A computational modeling language for complex laboratory experiments

Abstract BioScape P , a probabilistic version of BioScape, is a new modeling language for a state-dependent stochastic simulation of parallel processes in three dimensional space. Normally a modeling language describes an initial concentration of entities after which all changes are driven by the simulation of reactions. We instead design conditional simulation commands which depend on a global state. Our contribution is a new command in the form when R run A 1 ⋯ A n , which will cause A 1 ⋯ A n entities to be added to the system when property R in the context of a global state is satisfied. Commands and reactions are further equipped with user-defined update functions to produce side effects on the global state. The global state for simulation is defined to include at least a simulation clock to enable time dependent computation.
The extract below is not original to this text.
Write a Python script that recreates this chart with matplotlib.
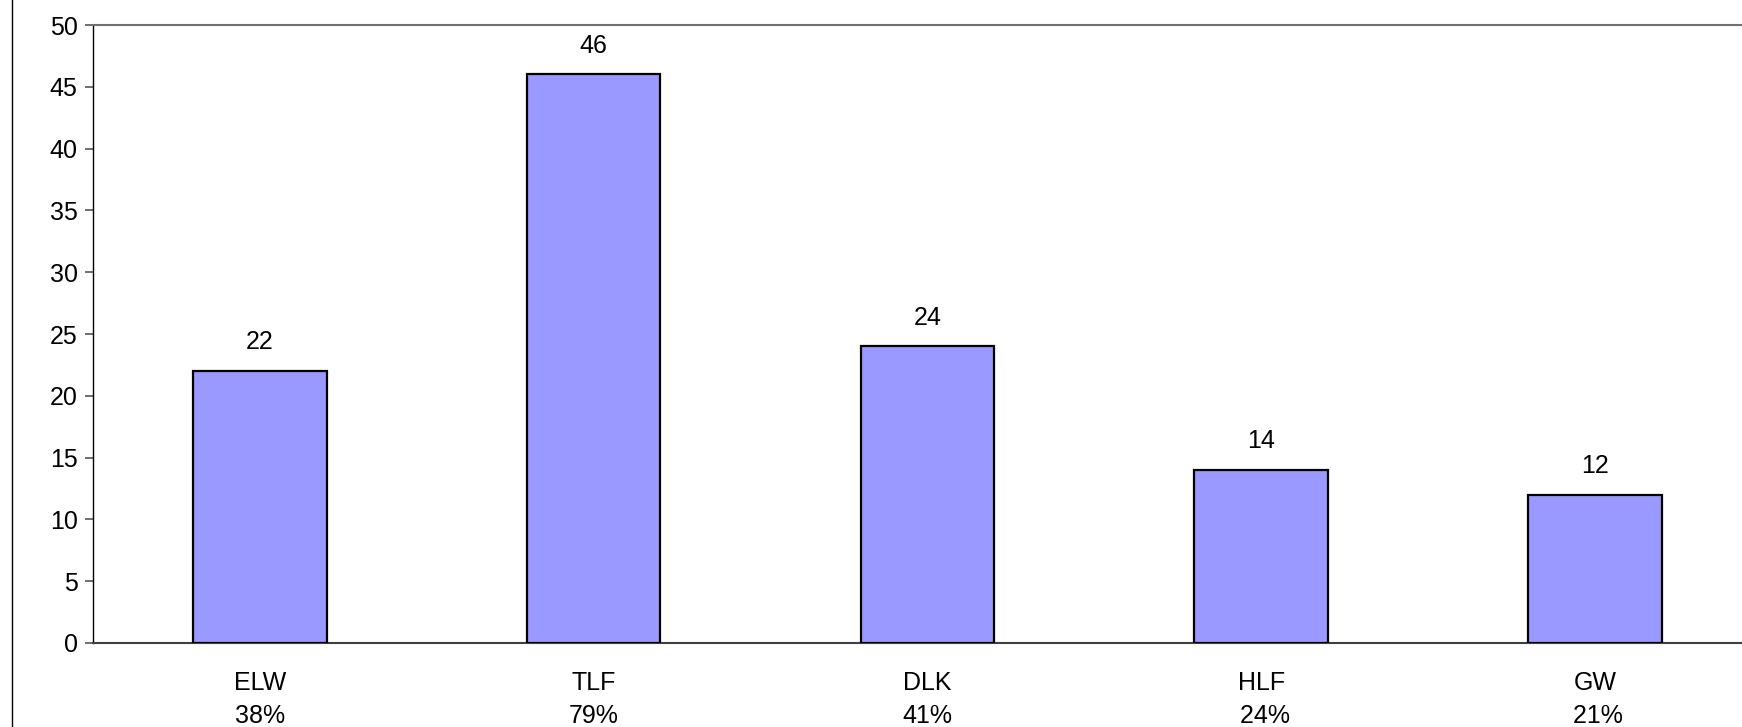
import matplotlib
matplotlib.use("Agg")
import matplotlib.pyplot as plt
from matplotlib.lines import Line2D

categories = ["ELW", "TLF", "DLK", "HLF", "GW"]
percent_labels = ["38%", "79%", "41%", " 24%", " 21%"]
values = [22, 46, 24, 14, 12]
yticks = [0, 5, 10, 15, 20, 25, 30, 35, 40, 45, 50]

plt.rcParams['font.family'] = ['Liberation Sans', 'DejaVu Sans']

W, H = 1742, 727
FS = 18
fig = plt.figure(figsize=(W / 100, H / 100), dpi=100)
ax = fig.add_axes([93 / W, 84 / H, 1668.75 / W, 618 / H])

x = list(range(len(categories)))
ax.bar(x, values, width=0.4, color="#9999FF", edgecolor="black", linewidth=1.6, zorder=3)
for xi, v in zip(x, values):
    ax.annotate(str(v), (xi, v), xytext=(0, 12), textcoords="offset points",
                ha="center", va="bottom", fontsize=FS, color="black")

ax.set_xlim(-0.5, 4.5)
ax.set_ylim(0, 50)
ax.set_yticks(yticks)
ax.set_yticklabels([str(t) for t in yticks], fontsize=FS)
ax.set_xticks(x)
ax.set_xticklabels([f"{c}\n{p}" for c, p in zip(categories, percent_labels)],
                   fontsize=FS, linespacing=1.5)
ax.tick_params(axis="x", length=0, pad=20)
ax.tick_params(axis="y", length=6, width=1.2, color="#555555", pad=5)

ax.spines["right"].set_visible(False)
ax.spines["top"].set_color("#707070")
ax.spines["top"].set_linewidth(1.5)
ax.spines["bottom"].set_color("#404040")
ax.spines["bottom"].set_linewidth(1.5)
ax.spines["left"].set_color("black")
ax.spines["left"].set_linewidth(1.0)

fig.add_artist(Line2D([11.5 / W, 11.5 / W], [0, 1], transform=fig.transFigure,
                      color="black", linewidth=1.0))

fig.savefig("out.png", dpi=100)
BioScape P matches the realistic nature of experimentation, by defining uncertainty from two sources: stochastic movement generating reactions on proximity, and probabilistic choice, where an entity has the ability to be involved in more than one reaction. To capture the richer notion of state dependent conditional commands, which need to be evaluated periodically, we must define a system of multi-level semantics consisting of two layers: World Level Semantics and Individual Level Semantics. Both levels take turns to evaluate their respective domains. The World Level Semantics evaluates the aforementioned when-run conditional commands, while the Individual Level Semantics simulates reactions, entity movement, and maintains the simulation clock and timed entities.